§ **PROBLEM REQUIREMENTS**:
In the listing below, locate the lines that hold the string "page". Copy those lines.

§ **MATERIAL PROVIDED**:
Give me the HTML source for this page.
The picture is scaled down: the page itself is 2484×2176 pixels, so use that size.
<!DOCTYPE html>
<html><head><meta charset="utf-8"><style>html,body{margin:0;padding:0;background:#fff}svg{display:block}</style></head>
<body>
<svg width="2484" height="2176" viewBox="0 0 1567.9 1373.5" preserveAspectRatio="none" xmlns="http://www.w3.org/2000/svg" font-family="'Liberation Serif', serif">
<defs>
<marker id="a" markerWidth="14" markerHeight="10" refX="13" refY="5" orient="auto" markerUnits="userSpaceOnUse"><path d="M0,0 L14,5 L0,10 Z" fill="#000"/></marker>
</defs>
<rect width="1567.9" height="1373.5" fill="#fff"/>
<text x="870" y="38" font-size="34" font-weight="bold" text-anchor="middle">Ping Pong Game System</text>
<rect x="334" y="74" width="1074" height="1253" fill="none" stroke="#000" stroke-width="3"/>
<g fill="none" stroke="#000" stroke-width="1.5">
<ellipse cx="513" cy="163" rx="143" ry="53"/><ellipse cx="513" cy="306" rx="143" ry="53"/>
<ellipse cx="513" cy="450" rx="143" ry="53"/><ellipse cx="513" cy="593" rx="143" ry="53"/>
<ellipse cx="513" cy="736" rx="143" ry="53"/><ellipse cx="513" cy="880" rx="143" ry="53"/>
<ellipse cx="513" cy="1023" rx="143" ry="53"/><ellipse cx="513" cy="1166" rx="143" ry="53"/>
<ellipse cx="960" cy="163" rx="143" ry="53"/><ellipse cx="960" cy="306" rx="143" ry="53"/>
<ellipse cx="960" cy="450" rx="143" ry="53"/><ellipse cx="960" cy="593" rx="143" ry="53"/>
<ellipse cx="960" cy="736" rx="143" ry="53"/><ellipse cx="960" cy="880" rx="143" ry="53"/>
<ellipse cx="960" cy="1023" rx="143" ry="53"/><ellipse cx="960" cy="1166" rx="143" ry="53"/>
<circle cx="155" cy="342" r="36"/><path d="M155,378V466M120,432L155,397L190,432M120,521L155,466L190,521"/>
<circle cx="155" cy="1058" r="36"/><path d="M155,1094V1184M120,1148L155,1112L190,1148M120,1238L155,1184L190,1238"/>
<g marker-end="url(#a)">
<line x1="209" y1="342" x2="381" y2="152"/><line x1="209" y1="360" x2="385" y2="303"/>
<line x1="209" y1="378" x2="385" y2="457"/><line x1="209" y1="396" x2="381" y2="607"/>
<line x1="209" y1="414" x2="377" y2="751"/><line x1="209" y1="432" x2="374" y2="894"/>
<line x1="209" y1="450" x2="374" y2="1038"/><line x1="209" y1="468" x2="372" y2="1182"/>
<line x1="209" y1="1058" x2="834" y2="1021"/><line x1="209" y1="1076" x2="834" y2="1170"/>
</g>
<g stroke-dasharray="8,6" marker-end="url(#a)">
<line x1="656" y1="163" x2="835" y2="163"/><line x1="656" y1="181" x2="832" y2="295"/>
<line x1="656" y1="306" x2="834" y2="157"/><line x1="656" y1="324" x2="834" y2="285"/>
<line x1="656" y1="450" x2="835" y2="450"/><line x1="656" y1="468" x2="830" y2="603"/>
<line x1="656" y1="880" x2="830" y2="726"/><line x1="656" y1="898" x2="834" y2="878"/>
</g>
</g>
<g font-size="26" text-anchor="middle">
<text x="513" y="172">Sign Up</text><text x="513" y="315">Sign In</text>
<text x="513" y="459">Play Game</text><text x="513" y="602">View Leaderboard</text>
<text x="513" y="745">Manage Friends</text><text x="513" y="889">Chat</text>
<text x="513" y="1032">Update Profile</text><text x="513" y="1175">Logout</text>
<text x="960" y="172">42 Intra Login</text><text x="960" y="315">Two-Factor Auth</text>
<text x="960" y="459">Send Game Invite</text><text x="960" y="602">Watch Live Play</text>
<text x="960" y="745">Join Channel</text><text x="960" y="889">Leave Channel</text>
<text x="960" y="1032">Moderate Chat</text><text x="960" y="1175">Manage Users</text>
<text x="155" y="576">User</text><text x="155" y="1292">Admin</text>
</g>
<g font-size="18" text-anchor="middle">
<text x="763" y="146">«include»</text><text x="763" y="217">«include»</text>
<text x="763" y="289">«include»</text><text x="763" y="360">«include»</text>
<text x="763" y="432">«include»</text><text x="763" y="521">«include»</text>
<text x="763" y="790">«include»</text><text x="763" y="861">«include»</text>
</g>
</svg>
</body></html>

§ **THE RESPONSE**:
Give me the HTML source for this page.
The picture is scaled down: the page itself is 2484×2176 pixels, so use that size.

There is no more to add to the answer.